◆ GOAL OF THE EXERCISE: Return nothing but the lines from the one with "Generate a Python" through the one with "import pandas as pd" in the data below, word for word and without pictures.

— START —

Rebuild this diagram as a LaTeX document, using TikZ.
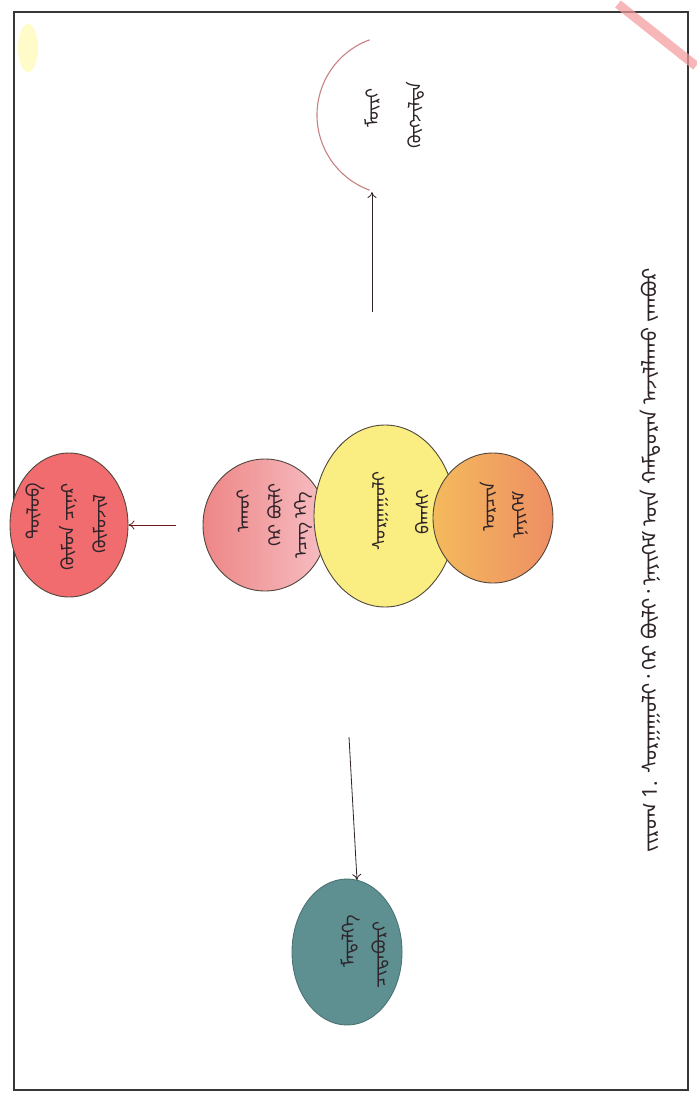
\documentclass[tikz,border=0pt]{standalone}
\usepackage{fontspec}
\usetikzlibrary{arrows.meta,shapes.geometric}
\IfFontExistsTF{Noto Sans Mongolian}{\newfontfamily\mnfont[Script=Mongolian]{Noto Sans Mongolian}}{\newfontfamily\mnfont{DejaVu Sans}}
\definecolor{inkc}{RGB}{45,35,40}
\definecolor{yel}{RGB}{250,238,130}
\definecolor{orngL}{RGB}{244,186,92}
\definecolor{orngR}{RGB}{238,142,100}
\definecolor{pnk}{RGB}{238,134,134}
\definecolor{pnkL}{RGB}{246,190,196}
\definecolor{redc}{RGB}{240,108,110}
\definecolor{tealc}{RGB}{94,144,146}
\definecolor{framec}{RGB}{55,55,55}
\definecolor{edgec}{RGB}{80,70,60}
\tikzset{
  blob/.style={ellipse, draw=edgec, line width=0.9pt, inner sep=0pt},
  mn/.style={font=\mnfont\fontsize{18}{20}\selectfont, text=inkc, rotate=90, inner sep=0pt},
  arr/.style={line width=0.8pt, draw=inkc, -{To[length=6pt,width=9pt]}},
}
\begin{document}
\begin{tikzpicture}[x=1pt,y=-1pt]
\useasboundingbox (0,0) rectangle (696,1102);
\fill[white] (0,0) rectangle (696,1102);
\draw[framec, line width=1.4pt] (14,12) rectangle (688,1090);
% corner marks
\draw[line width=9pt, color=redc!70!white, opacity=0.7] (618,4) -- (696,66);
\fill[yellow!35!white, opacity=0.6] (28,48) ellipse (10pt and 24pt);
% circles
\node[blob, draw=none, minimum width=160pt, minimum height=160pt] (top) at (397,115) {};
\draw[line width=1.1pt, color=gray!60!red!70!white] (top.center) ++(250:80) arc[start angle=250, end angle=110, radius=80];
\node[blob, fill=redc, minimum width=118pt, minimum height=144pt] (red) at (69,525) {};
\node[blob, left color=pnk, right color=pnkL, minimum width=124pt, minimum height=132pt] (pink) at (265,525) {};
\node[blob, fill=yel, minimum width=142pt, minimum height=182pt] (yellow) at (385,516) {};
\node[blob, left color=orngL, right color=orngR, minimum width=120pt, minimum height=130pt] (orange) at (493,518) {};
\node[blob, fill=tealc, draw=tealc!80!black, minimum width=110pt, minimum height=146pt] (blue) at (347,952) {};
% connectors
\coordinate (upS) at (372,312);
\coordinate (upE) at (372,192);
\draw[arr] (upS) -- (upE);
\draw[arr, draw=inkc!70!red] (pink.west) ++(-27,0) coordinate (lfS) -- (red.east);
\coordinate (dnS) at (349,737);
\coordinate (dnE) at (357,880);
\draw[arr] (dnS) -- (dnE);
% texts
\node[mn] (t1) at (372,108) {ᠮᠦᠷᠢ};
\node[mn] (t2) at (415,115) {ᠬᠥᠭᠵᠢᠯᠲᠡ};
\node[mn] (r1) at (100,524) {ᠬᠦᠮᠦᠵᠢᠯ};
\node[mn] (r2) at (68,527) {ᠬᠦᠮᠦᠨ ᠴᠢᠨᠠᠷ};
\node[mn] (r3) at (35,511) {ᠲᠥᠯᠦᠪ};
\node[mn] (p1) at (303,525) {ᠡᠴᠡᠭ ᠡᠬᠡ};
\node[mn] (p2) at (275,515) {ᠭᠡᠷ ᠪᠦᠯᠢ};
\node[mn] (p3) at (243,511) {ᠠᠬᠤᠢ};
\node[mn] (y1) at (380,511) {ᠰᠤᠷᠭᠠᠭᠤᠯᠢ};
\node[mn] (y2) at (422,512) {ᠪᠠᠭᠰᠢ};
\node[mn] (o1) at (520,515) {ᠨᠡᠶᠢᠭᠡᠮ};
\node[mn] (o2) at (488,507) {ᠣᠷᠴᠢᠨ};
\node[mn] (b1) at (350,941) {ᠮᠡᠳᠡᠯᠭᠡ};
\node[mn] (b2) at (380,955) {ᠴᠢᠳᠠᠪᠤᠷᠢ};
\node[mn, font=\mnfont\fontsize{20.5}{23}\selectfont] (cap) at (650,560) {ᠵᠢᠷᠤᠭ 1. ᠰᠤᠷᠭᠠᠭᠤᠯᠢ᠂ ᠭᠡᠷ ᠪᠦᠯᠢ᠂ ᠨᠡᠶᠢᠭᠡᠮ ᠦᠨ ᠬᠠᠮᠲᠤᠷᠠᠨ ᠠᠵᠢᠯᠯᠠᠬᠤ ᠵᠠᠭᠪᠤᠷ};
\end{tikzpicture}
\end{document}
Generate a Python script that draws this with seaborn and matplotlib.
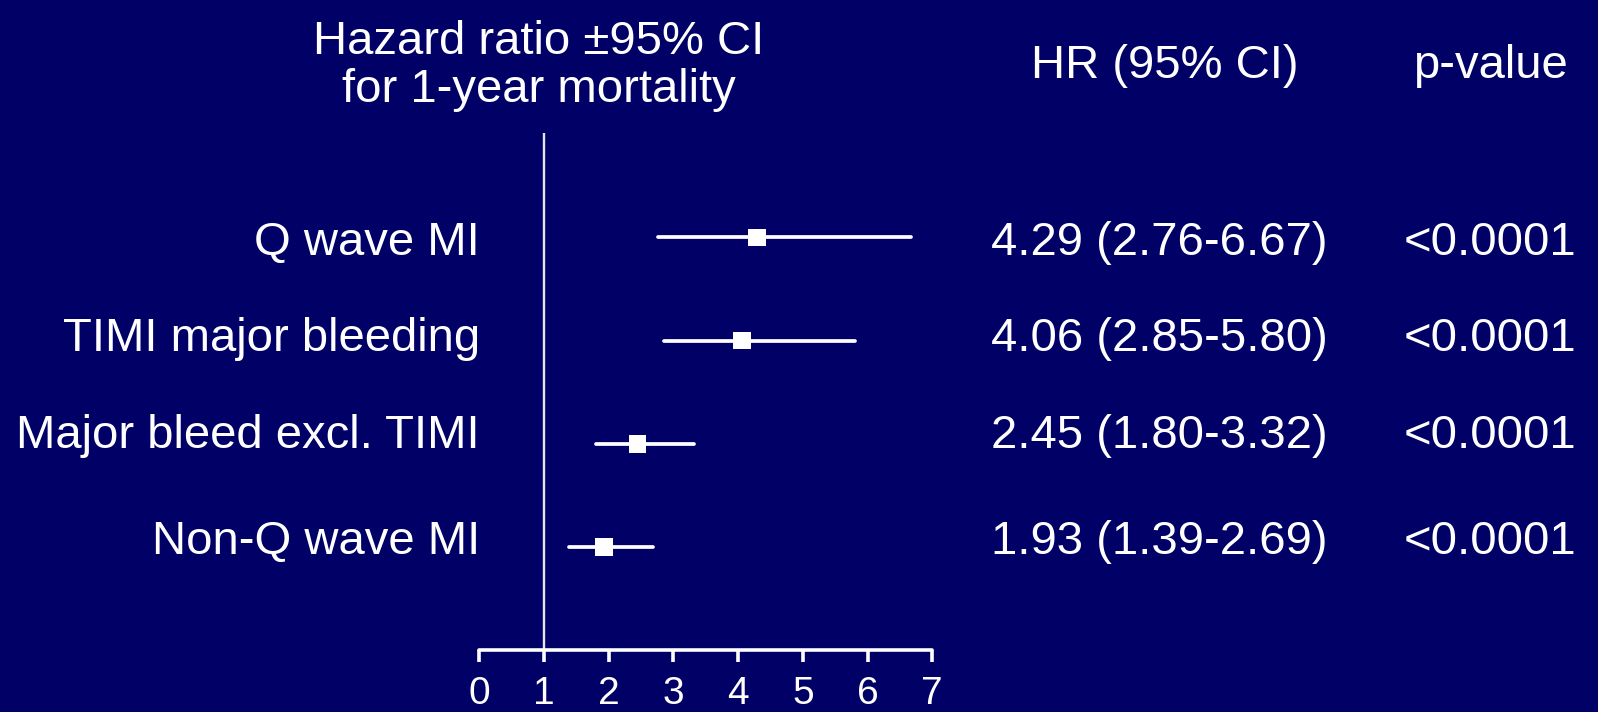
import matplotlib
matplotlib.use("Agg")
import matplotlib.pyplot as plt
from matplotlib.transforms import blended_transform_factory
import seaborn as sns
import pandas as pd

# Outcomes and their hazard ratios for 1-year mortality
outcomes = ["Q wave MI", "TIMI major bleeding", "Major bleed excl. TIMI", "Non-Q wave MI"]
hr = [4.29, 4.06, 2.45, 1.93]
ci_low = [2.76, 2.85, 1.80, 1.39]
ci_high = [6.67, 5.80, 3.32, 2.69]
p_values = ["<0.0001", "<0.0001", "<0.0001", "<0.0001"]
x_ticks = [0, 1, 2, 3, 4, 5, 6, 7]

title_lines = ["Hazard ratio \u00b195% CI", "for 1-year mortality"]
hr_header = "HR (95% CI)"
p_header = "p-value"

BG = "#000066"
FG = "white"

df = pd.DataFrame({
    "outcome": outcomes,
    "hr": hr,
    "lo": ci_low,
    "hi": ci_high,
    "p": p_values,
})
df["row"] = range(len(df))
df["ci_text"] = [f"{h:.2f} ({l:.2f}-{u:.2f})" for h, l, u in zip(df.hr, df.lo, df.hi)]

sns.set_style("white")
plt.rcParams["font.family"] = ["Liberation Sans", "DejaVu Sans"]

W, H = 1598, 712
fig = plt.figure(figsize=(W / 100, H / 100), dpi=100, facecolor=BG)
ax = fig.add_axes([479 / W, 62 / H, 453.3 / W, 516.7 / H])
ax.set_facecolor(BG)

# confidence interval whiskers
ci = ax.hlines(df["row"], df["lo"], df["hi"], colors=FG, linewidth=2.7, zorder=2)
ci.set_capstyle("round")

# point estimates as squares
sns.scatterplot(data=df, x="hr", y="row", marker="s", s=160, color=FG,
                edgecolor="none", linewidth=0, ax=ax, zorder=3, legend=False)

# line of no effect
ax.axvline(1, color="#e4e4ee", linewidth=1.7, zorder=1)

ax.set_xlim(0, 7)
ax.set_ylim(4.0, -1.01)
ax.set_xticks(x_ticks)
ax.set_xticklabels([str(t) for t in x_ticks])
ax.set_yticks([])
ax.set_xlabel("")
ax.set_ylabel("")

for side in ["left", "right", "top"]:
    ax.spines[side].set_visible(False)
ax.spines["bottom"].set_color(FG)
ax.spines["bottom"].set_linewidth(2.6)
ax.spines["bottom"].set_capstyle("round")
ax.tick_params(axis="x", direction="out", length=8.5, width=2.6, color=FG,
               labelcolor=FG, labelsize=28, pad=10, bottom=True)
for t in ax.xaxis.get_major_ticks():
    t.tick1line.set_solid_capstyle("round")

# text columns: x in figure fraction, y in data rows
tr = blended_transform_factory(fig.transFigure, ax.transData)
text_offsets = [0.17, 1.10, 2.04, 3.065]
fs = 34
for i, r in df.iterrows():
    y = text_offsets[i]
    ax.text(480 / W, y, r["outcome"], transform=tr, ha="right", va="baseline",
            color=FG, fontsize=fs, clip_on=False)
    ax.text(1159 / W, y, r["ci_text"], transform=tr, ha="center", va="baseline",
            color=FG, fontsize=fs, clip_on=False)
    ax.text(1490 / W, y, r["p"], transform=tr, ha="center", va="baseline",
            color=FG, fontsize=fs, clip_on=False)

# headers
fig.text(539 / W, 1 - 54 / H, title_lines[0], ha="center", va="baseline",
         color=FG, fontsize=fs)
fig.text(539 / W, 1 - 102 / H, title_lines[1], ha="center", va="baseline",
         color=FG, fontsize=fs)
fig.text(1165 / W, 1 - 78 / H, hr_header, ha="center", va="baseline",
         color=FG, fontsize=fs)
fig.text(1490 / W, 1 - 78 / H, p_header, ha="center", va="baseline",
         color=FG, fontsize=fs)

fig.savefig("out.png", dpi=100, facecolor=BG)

— END —

◆ TASK SOLUTION:
Generate a Python script that draws this with seaborn and matplotlib.
import matplotlib
matplotlib.use("Agg")
import matplotlib.pyplot as plt
from matplotlib.transforms import blended_transform_factory
import seaborn as sns
import pandas as pd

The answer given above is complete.